Red Sox' David Ortiz Unleashes An Expletive During Televised Speech; FCC Says 'F**k It'
from the considering-the-Bostonian-'spirit,'-it's-amazing-it-was-just-the-one dept
At times, there's no one in a more unenviable position than the chairman of the FCC. When not dealing with larger issues like net neutrality and wireless competition, you're at the beck and call of every member of an Overly Concerned Citizens' Group that feels the need to start a letter-writing campaign any time an expletive hits the airwaves.
Bono fired off an f-bomb at the Grammys and someone let Nicole Richie make the most of her what-am-I-for fame by giving her a microphone and allowing her to explain how difficult removing cow shit from a Prada purse is. The Second Circuit Court of Appeals has twice found the FCC's rules on so-called "fleeting expletives" to be a violation of the First Amendment. That, of course, matters little to angry letter writers who somehow believe The Children will be encouraged to swear by potty-mouthed celebs.

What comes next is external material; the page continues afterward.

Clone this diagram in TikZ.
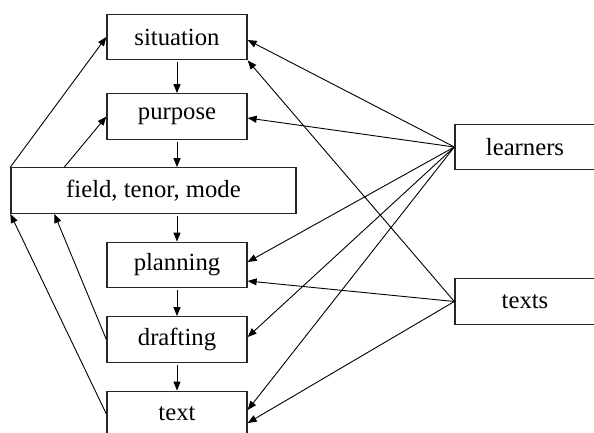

(As if every 8-year-old in the nation wasn't using these words already. I don't remember exactly when I started swearing but I do remember the first time I got busted for it: 4th grade. This may seem precocious [or developmentally-challenged -- YMMV], but keep in mind that Tim Geigner fired off his first expletive sometime during his second trimester.)
Do-gooders on one side, real people on the other. In between, the FCC stands as a porous bulwark against inadvertent live sweariness. It can't stop it. It can't even hope to contain it. And when someone hits the airwaves during a celebratory event following a horrible tragedy, chances are they're going to speak freely. And by "freely," I mean they'll be using the sort of language that most Americans use when emotionally charged.
It was, in five words, the encapsulation of a city's defiance – bowed, but never broken. Not even close. It also happened to be NSFW (not safe for work). Or children. Or anyone in Mr. Rogers' neighborhood.Normally, this sort of casual swearing would net the offending network a $1 million fine (which would then be thrown out by the court). Not this time. Instead, FCC head Julius Genachowski took to the new face of journalism -- Twitter -- and declared his (and his office's) solidarity with the people of Boston.
It was the declaration by legendary Red Sox slugger David Ortiz in pregame ceremonies Saturday, which were broadcast nationwide.
"This is our f------ city, and nobody's going to dictate our freedom."
David Ortiz spoke from the heart at today's Red Sox game. I stand with Big Papi and the people of Boston - Julius— The FCC (@FCC) April 20, 2013
Perhaps Genachowski, with one foot out the door, preferred to leave on a high note and with his (and Boston's) dignity intact. An incoming FCC head may reverse Genachowski's Twittered decision, but that person would need a heart of stone and a lobotomy to pursue any action against the network for airing a triumphant, cathartic speech unedited. Perhaps the classiest thing to do would be to let it ride and maybe throw JG a Boston-style parting gift.